- [WHAT TO PRODUCE]: Write out exactly, please, every line from the beginning of the entries to the line holding "width=942, height=130, margin=0)", and no pictures.

GIVEN RECORDS start

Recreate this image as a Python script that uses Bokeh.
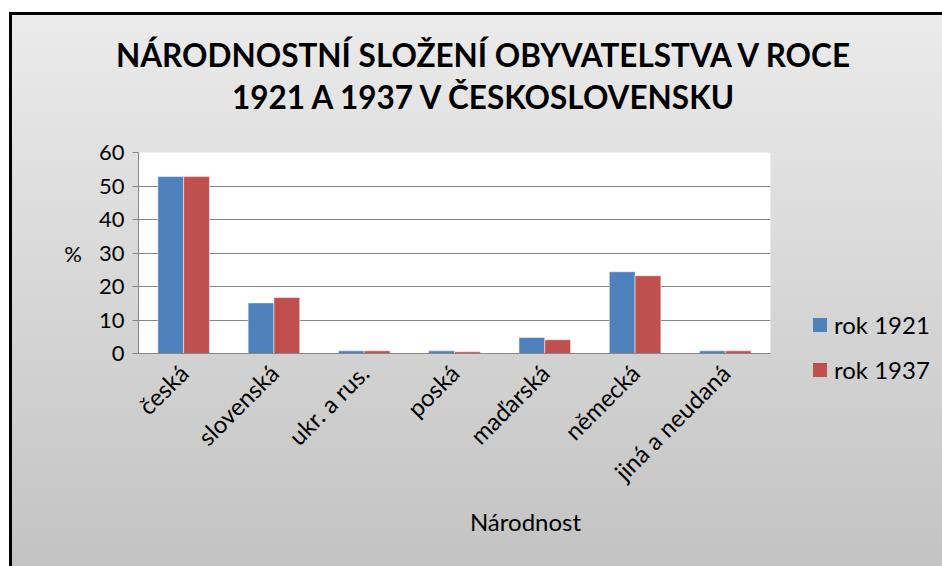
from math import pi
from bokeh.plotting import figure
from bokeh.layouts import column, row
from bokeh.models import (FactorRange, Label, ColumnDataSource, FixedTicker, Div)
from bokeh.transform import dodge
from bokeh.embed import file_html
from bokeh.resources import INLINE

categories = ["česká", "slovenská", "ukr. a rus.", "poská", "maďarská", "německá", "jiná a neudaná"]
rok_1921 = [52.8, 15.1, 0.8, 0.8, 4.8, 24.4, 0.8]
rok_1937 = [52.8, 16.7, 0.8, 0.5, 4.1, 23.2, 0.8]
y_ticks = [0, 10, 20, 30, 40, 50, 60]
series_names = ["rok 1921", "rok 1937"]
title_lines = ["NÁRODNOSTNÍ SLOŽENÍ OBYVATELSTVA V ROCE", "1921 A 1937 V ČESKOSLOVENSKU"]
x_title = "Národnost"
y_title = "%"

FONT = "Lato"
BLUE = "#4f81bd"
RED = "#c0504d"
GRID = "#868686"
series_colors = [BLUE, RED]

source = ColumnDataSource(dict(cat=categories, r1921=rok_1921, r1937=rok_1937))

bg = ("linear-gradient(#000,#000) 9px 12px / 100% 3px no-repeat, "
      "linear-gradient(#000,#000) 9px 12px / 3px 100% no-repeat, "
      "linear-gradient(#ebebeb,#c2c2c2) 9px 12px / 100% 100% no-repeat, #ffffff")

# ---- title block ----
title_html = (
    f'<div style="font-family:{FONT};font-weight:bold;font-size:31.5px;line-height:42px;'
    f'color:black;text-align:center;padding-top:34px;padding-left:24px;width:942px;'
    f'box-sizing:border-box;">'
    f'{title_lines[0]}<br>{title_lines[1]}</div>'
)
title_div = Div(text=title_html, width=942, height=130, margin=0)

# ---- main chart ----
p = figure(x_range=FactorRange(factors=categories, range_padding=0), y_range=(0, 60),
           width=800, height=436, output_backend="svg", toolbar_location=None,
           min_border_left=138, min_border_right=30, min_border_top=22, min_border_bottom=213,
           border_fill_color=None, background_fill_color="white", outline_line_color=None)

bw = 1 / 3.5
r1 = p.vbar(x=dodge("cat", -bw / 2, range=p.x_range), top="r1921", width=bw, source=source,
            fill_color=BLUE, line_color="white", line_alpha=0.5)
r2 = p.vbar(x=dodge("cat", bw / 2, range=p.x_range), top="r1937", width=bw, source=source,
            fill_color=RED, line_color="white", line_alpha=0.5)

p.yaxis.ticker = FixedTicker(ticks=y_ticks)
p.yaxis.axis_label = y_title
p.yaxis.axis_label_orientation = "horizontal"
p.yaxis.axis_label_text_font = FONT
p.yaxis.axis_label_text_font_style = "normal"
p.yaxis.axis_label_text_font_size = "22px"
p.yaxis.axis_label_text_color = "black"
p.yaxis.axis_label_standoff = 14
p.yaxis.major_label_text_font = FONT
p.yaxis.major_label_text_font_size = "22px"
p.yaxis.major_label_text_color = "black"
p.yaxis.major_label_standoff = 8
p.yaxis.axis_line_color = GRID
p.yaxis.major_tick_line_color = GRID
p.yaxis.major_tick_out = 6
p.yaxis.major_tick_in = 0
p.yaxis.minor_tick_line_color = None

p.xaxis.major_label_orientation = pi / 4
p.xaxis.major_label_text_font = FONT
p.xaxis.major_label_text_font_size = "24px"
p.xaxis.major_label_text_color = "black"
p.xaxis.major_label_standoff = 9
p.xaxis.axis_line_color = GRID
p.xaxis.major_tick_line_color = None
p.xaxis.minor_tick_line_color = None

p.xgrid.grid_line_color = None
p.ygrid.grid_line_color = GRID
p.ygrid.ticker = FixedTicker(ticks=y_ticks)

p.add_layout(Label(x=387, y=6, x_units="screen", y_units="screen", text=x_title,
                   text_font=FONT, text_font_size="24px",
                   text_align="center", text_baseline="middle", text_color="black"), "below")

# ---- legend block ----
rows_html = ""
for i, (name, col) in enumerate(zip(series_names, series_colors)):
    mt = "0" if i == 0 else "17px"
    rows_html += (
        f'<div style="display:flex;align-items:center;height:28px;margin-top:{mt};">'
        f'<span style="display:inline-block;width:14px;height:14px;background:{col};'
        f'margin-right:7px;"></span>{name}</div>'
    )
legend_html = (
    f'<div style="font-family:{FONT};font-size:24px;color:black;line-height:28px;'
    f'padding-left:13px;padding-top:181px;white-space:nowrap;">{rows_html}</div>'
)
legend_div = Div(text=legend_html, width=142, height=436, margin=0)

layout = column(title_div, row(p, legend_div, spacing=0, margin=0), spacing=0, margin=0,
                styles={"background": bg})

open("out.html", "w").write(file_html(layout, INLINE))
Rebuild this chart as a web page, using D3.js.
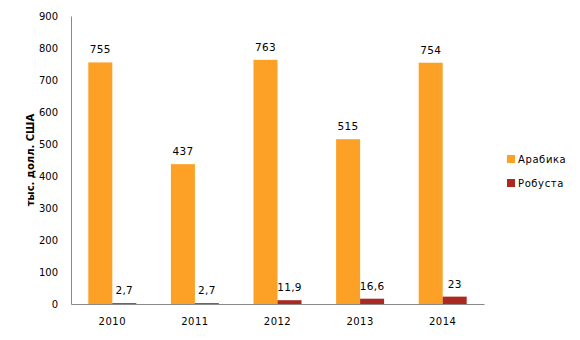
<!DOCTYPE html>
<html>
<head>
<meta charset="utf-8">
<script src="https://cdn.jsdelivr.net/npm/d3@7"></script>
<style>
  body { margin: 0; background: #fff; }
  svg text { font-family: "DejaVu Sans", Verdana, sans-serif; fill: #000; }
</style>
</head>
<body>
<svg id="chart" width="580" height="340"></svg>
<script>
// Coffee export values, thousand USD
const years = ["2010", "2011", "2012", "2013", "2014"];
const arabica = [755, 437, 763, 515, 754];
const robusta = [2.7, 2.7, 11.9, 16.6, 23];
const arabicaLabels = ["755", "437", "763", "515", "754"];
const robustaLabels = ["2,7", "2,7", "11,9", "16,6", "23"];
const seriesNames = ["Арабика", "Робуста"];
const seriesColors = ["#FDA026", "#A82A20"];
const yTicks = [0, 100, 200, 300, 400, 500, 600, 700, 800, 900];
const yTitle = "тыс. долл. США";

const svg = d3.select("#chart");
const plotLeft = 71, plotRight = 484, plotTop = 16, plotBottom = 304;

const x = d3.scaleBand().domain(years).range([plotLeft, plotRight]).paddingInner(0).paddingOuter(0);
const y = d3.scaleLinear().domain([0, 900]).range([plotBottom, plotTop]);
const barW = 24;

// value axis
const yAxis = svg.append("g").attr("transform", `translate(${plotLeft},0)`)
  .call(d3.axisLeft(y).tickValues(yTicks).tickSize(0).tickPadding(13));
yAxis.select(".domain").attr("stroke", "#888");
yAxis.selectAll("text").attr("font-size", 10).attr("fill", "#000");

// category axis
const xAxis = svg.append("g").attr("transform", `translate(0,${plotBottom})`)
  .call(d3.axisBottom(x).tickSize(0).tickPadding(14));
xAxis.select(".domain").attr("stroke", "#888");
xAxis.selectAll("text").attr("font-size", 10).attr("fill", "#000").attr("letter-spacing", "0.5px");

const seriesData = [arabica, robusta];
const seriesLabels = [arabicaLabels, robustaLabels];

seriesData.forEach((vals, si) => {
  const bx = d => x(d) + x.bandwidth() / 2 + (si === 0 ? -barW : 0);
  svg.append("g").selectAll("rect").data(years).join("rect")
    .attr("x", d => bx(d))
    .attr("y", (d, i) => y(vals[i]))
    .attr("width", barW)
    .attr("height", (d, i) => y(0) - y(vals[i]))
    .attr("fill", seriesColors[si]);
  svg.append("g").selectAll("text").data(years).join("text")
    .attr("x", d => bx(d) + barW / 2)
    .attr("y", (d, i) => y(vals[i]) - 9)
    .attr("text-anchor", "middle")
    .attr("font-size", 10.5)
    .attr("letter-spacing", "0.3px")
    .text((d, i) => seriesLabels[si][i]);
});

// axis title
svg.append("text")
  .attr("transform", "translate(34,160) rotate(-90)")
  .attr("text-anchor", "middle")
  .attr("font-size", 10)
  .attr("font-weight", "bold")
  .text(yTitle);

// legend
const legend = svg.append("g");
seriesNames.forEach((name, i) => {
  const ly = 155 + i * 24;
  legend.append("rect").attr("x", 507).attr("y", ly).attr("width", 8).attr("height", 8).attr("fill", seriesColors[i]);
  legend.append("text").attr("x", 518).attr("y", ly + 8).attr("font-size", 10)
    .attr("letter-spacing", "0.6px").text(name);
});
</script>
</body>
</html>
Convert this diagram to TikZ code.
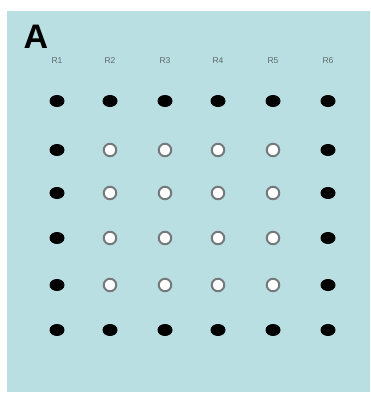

GIVEN RECORDS end

- [THE SOLUTION]:
Recreate this image as a Python script that uses Bokeh.
from math import pi
from bokeh.plotting import figure
from bokeh.layouts import column, row
from bokeh.models import (FactorRange, Label, ColumnDataSource, FixedTicker, Div)
from bokeh.transform import dodge
from bokeh.embed import file_html
from bokeh.resources import INLINE

categories = ["česká", "slovenská", "ukr. a rus.", "poská", "maďarská", "německá", "jiná a neudaná"]
rok_1921 = [52.8, 15.1, 0.8, 0.8, 4.8, 24.4, 0.8]
rok_1937 = [52.8, 16.7, 0.8, 0.5, 4.1, 23.2, 0.8]
y_ticks = [0, 10, 20, 30, 40, 50, 60]
series_names = ["rok 1921", "rok 1937"]
title_lines = ["NÁRODNOSTNÍ SLOŽENÍ OBYVATELSTVA V ROCE", "1921 A 1937 V ČESKOSLOVENSKU"]
x_title = "Národnost"
y_title = "%"

FONT = "Lato"
BLUE = "#4f81bd"
RED = "#c0504d"
GRID = "#868686"
series_colors = [BLUE, RED]

source = ColumnDataSource(dict(cat=categories, r1921=rok_1921, r1937=rok_1937))

bg = ("linear-gradient(#000,#000) 9px 12px / 100% 3px no-repeat, "
      "linear-gradient(#000,#000) 9px 12px / 3px 100% no-repeat, "
      "linear-gradient(#ebebeb,#c2c2c2) 9px 12px / 100% 100% no-repeat, #ffffff")

# ---- title block ----
title_html = (
    f'<div style="font-family:{FONT};font-weight:bold;font-size:31.5px;line-height:42px;'
    f'color:black;text-align:center;padding-top:34px;padding-left:24px;width:942px;'
    f'box-sizing:border-box;">'
    f'{title_lines[0]}<br>{title_lines[1]}</div>'
)
title_div = Div(text=title_html, width=942, height=130, margin=0)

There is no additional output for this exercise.